▸ **EXERCISE**: Repeat the entries below exactly as they appear, with no pictures.

▸ **SUPPLIED MATERIAL**:

┏━━

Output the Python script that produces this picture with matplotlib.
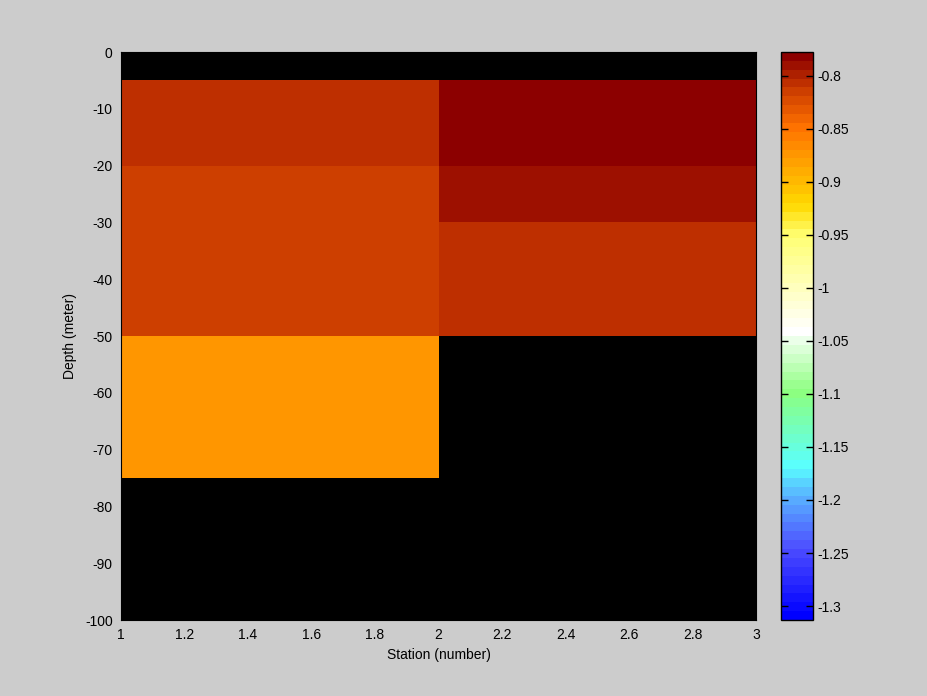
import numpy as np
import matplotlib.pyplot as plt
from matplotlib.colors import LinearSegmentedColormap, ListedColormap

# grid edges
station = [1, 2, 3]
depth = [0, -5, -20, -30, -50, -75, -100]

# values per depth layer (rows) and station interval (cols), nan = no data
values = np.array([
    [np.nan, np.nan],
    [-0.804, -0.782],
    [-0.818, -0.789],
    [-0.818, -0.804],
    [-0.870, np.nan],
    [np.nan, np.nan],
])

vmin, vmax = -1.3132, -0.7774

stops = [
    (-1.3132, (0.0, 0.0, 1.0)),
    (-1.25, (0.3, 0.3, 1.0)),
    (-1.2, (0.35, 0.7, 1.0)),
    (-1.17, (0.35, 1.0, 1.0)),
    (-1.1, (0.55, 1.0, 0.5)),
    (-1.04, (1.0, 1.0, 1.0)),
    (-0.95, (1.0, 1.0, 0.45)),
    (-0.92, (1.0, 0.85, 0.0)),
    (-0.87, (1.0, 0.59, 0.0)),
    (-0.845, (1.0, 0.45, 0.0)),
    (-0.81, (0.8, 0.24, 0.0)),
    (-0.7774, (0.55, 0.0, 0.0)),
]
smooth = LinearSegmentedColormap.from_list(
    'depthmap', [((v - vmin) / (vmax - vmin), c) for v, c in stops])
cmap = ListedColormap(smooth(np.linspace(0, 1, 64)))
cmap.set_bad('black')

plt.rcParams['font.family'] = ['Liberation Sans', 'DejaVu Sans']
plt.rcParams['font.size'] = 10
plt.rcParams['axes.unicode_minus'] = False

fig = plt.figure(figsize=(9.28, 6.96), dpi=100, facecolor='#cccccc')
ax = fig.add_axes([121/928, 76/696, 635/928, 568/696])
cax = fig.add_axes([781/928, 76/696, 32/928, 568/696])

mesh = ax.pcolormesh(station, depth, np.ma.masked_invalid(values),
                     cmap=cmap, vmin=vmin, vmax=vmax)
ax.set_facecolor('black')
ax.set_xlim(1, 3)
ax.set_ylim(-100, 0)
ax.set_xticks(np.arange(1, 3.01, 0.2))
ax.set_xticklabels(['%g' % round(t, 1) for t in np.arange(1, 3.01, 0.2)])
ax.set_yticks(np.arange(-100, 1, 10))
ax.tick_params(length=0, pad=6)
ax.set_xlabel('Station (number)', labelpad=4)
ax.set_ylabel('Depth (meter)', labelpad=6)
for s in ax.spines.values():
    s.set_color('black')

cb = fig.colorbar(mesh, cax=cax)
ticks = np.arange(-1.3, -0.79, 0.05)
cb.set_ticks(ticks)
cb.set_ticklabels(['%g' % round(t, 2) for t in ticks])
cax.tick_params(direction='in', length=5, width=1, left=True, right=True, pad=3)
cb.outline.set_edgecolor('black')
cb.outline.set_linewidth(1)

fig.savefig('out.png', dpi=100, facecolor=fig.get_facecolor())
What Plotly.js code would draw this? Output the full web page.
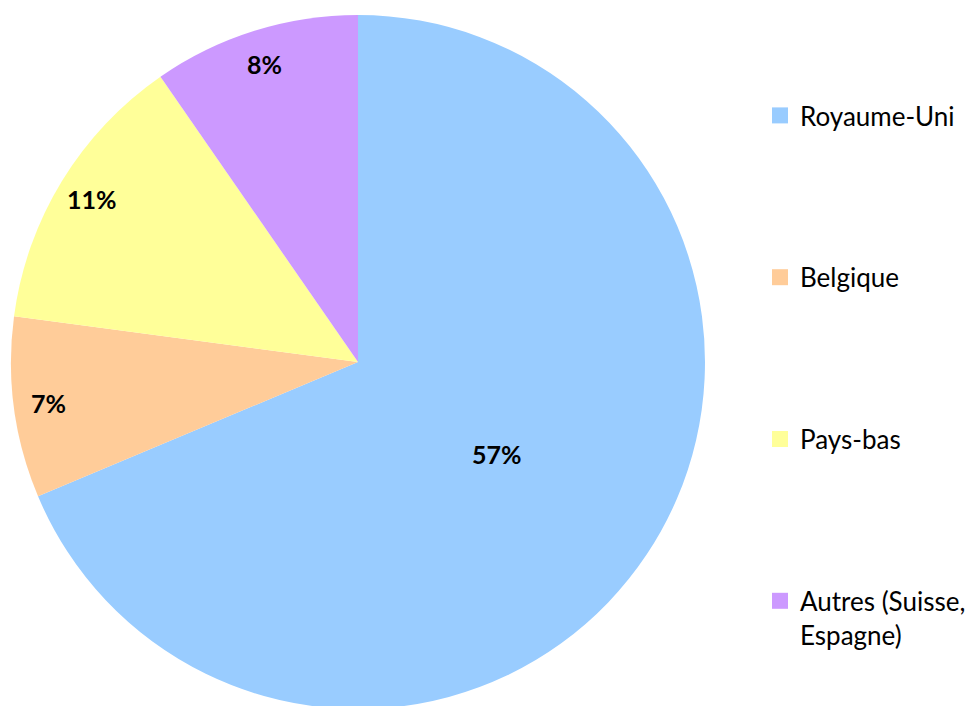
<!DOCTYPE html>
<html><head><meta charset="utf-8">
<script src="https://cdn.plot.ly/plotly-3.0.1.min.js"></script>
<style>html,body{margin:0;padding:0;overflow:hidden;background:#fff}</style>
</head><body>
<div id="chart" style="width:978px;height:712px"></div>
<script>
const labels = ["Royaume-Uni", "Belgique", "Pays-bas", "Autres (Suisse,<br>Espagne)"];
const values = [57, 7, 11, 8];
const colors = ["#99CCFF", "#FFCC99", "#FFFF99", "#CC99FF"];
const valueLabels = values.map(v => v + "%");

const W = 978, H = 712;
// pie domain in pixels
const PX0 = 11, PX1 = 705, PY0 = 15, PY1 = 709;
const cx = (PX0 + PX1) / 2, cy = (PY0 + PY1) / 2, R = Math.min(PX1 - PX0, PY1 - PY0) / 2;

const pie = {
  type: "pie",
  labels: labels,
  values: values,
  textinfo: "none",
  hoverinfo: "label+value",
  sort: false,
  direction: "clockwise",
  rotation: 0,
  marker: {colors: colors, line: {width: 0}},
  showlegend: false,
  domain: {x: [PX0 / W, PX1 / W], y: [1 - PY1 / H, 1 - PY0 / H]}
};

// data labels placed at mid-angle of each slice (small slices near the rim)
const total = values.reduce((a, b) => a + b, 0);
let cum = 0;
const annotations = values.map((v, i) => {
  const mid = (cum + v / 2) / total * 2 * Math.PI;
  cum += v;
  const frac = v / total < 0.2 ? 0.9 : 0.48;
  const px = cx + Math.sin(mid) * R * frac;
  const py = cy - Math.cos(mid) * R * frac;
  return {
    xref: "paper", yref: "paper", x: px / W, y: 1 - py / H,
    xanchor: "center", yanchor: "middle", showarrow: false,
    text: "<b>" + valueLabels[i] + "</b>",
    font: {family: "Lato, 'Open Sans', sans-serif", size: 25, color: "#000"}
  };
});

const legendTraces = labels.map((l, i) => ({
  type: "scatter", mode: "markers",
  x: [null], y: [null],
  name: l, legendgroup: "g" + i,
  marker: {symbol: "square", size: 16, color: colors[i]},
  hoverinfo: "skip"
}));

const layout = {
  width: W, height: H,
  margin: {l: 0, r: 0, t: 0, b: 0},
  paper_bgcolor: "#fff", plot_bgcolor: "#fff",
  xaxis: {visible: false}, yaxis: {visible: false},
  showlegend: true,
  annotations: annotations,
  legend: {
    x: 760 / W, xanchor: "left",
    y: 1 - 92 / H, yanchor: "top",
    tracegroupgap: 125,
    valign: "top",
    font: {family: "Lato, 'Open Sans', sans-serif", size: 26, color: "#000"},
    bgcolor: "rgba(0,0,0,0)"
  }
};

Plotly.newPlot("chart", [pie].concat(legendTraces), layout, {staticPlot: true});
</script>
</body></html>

┗━━

▸ **RESULT OF THIS TASK**:
Output the Python script that produces this picture with matplotlib.
import numpy as np
import matplotlib.pyplot as plt
from matplotlib.colors import LinearSegmentedColormap, ListedColormap

# grid edges
station = [1, 2, 3]
depth = [0, -5, -20, -30, -50, -75, -100]

# values per depth layer (rows) and station interval (cols), nan = no data
values = np.array([
    [np.nan, np.nan],
    [-0.804, -0.782],
    [-0.818, -0.789],
    [-0.818, -0.804],
    [-0.870, np.nan],
    [np.nan, np.nan],
])

vmin, vmax = -1.3132, -0.7774

stops = [
    (-1.3132, (0.0, 0.0, 1.0)),
    (-1.25, (0.3, 0.3, 1.0)),
    (-1.2, (0.35, 0.7, 1.0)),
    (-1.17, (0.35, 1.0, 1.0)),
    (-1.1, (0.55, 1.0, 0.5)),
    (-1.04, (1.0, 1.0, 1.0)),
    (-0.95, (1.0, 1.0, 0.45)),
    (-0.92, (1.0, 0.85, 0.0)),
    (-0.87, (1.0, 0.59, 0.0)),
    (-0.845, (1.0, 0.45, 0.0)),
    (-0.81, (0.8, 0.24, 0.0)),
    (-0.7774, (0.55, 0.0, 0.0)),
]
smooth = LinearSegmentedColormap.from_list(
    'depthmap', [((v - vmin) / (vmax - vmin), c) for v, c in stops])
cmap = ListedColormap(smooth(np.linspace(0, 1, 64)))
cmap.set_bad('black')

plt.rcParams['font.family'] = ['Liberation Sans', 'DejaVu Sans']
plt.rcParams['font.size'] = 10
plt.rcParams['axes.unicode_minus'] = False

fig = plt.figure(figsize=(9.28, 6.96), dpi=100, facecolor='#cccccc')
ax = fig.add_axes([121/928, 76/696, 635/928, 568/696])
cax = fig.add_axes([781/928, 76/696, 32/928, 568/696])

mesh = ax.pcolormesh(station, depth, np.ma.masked_invalid(values),
                     cmap=cmap, vmin=vmin, vmax=vmax)
ax.set_facecolor('black')
ax.set_xlim(1, 3)
ax.set_ylim(-100, 0)
ax.set_xticks(np.arange(1, 3.01, 0.2))
ax.set_xticklabels(['%g' % round(t, 1) for t in np.arange(1, 3.01, 0.2)])
ax.set_yticks(np.arange(-100, 1, 10))
ax.tick_params(length=0, pad=6)
ax.set_xlabel('Station (number)', labelpad=4)
ax.set_ylabel('Depth (meter)', labelpad=6)
for s in ax.spines.values():
    s.set_color('black')

cb = fig.colorbar(mesh, cax=cax)
ticks = np.arange(-1.3, -0.79, 0.05)
cb.set_ticks(ticks)
cb.set_ticklabels(['%g' % round(t, 2) for t in ticks])
cax.tick_params(direction='in', length=5, width=1, left=True, right=True, pad=3)
cb.outline.set_edgecolor('black')
cb.outline.set_linewidth(1)

fig.savefig('out.png', dpi=100, facecolor=fig.get_facecolor())
What Plotly.js code would draw this? Output the full web page.
<!DOCTYPE html>
<html><head><meta charset="utf-8">
<script src="https://cdn.plot.ly/plotly-3.0.1.min.js"></script>
<style>html,body{margin:0;padding:0;overflow:hidden;background:#fff}</style>
</head><body>
<div id="chart" style="width:978px;height:712px"></div>
<script>
const labels = ["Royaume-Uni", "Belgique", "Pays-bas", "Autres (Suisse,<br>Espagne)"];
const values = [57, 7, 11, 8];
const colors = ["#99CCFF", "#FFCC99", "#FFFF99", "#CC99FF"];
const valueLabels = values.map(v => v + "%");

const W = 978, H = 712;
// pie domain in pixels
const PX0 = 11, PX1 = 705, PY0 = 15, PY1 = 709;
const cx = (PX0 + PX1) / 2, cy = (PY0 + PY1) / 2, R = Math.min(PX1 - PX0, PY1 - PY0) / 2;

const pie = {
  type: "pie",
  labels: labels,
  values: values,
  textinfo: "none",
  hoverinfo: "label+value",
  sort: false,
  direction: "clockwise",
  rotation: 0,
  marker: {colors: colors, line: {width: 0}},
  showlegend: false,
  domain: {x: [PX0 / W, PX1 / W], y: [1 - PY1 / H, 1 - PY0 / H]}
};

// data labels placed at mid-angle of each slice (small slices near the rim)
const total = values.reduce((a, b) => a + b, 0);
let cum = 0;
const annotations = values.map((v, i) => {
  const mid = (cum + v / 2) / total * 2 * Math.PI;
  cum += v;
  const frac = v / total < 0.2 ? 0.9 : 0.48;
  const px = cx + Math.sin(mid) * R * frac;
  const py = cy - Math.cos(mid) * R * frac;
  return {
    xref: "paper", yref: "paper", x: px / W, y: 1 - py / H,
    xanchor: "center", yanchor: "middle", showarrow: false,
    text: "<b>" + valueLabels[i] + "</b>",
    font: {family: "Lato, 'Open Sans', sans-serif", size: 25, color: "#000"}
  };
});

const legendTraces = labels.map((l, i) => ({
  type: "scatter", mode: "markers",
  x: [null], y: [null],
  name: l, legendgroup: "g" + i,
  marker: {symbol: "square", size: 16, color: colors[i]},
  hoverinfo: "skip"
}));

const layout = {
  width: W, height: H,
  margin: {l: 0, r: 0, t: 0, b: 0},
  paper_bgcolor: "#fff", plot_bgcolor: "#fff",
  xaxis: {visible: false}, yaxis: {visible: false},
  showlegend: true,
  annotations: annotations,
  legend: {
    x: 760 / W, xanchor: "left",
    y: 1 - 92 / H, yanchor: "top",
    tracegroupgap: 125,
    valign: "top",
    font: {family: "Lato, 'Open Sans', sans-serif", size: 26, color: "#000"},
    bgcolor: "rgba(0,0,0,0)"
  }
};

Plotly.newPlot("chart", [pie].concat(legendTraces), layout, {staticPlot: true});
</script>
</body></html>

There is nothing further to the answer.